The Sound of the Trumpet: a work on the day of judgment.

The Spiritual Mustard Pot, to make the Soul Sneeze with Devotion.

The Three Daughters of Job: a treatise on patience, fortitude, and pain.

Tobacco battered, and the Pipes shattered about their Ears that idly idolize so loathsome a Vanity, by a Volley of holy shot thundered from Mount Helicon: a poem against the use of tobacco, by Joshua Sylvester.

Vox Cœlis; or, Newes from Heaven: being imaginary conversations there between Henry VIII., Edward VI., Prince Henrie, and others.

THE MOST CURIOUS BOOK IN THE WORLD.

The most singular bibliographic curiosity is that which belonged to the family of the Prince de Ligne, and is now in France. It is entitled Liber Passionis Domini Nostri Jesu Christi, cum Characteribus Nulla Materia Compositis.
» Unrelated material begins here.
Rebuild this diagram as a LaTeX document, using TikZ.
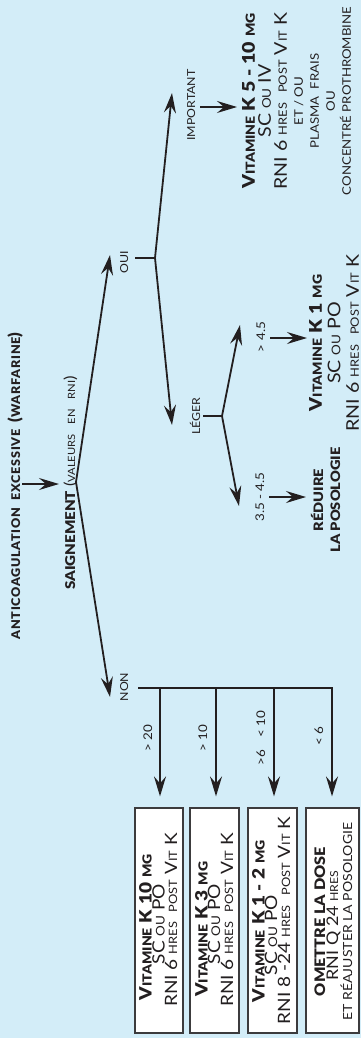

This book is neither written nor printed! The whole letters of the text are cut out of each folio upon the finest vellum; and, being interleaved with blue paper, it is read as easily as the best print. The labor and patience bestowed in its completion must have been excessive, especially when the precision and minuteness of the letters are considered. The general execution, in every respect, is indeed admirable; and the vellum is of the most delicate and costly kind. Rodolphus II. of Germany offered for it, in 1640, eleven thousand ducats, which was probably equal to sixty thousand at this day. The most remarkable circumstance connected with this literary treasure is, that it bears the royal arms of England, but it cannot be traced to have ever been in that country.

SILVER BOOK.

In the Library of Upsal, in Sweden, there is preserved a translation of the Four Gospels, printed with metal types upon violet-colored vellum. The letters are silver, and hence it has received the name of Codex Argenteus. The initial letters are in gold. It is supposed that the whole was printed in the same manner as bookbinders letter the titles of books on the back. It was a very near approach to the discovery of the art of printing; but it is not known how old it is.